The Ballad World of Francis James Child

Charles W. Darling


    The single most important work in Anglo-Scottish balladry was compiled by Francis James Child, who between 1882 and 1898 published a five-volume collection of 305 ballads, The English and Scottish Popular Ballads.  Even in the 21st century, the ballads, including variants and offshoots, retain the Child catalog number; the popular ballad “Barbara Allen” is known to researchers as Child number 84.  But who was this compiler and what caused his magnificent obsession, analyzing ancient balladry?

    Francis James Child was born February 1, 1825, in Boston.  He entered Harvard in 1842, one of a freshman class of just over sixty.  He graduated first in his class in 1846, was immediately hired by Harvard College, and taught there until his death.  At first a tutor in mathematics, he transferred to history and political economy, later becoming a Professor of Oratory and Rhetoric, and, eventually, Professor of English. His published works include Four Old Plays, written when he was 23 years old; The Poetical Works of Edmund Spenser in five volumes; additional monographs on Chaucer and others; finally, the crowning achievement, editing The English and Scottish Popular Ballads, five volumes, 1884-1898.  Child died in 1898 while working on the bibliography and introduction to the Popular Ballads (Kittridge in Child, I, xxii-xxxi ).

    Francis James Child’s obsession with the old British ballads was based on his fascination with linguistics and how changes occurred in the English language.

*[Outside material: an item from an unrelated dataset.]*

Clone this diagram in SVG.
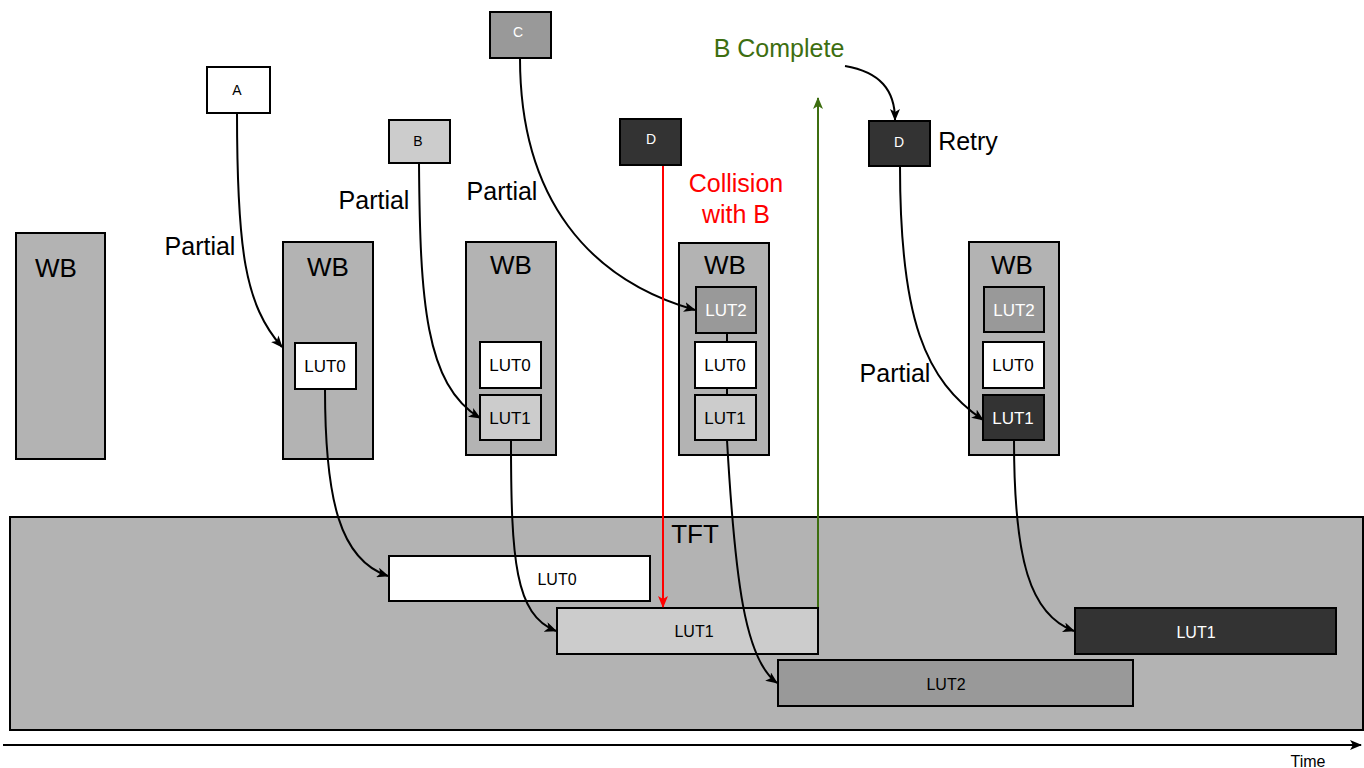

Another factor may have been the desire to do for British ballads research what the Grimm Brothers had done for German folk tales.  That and an almost infallible instinct for detecting true folk ballads led him to dedicate his life to the study of the English and Scottish ballads.

    Ballads, Professor Albert B. Friedman wrote, “are songs or performances, not poems.  They are not literature, but illiterature” (Friedman ix).   Unlike poems, which are written for the printed page, folk ballads were made to be sung, flourishing best among those who could not read.  Ballads were altered, either deliberately or accidentally, with almost every singer.  By the middle of the 20th century, ninety-two variants of Child  84, “Barbara Allen,” had been uncovered in Virginia alone.  Ballads also differ from most poems in that they are anonymous.  Originally composed by an individual, probably a minstrel, a ballad became a community expression as it was passed down generation after generation.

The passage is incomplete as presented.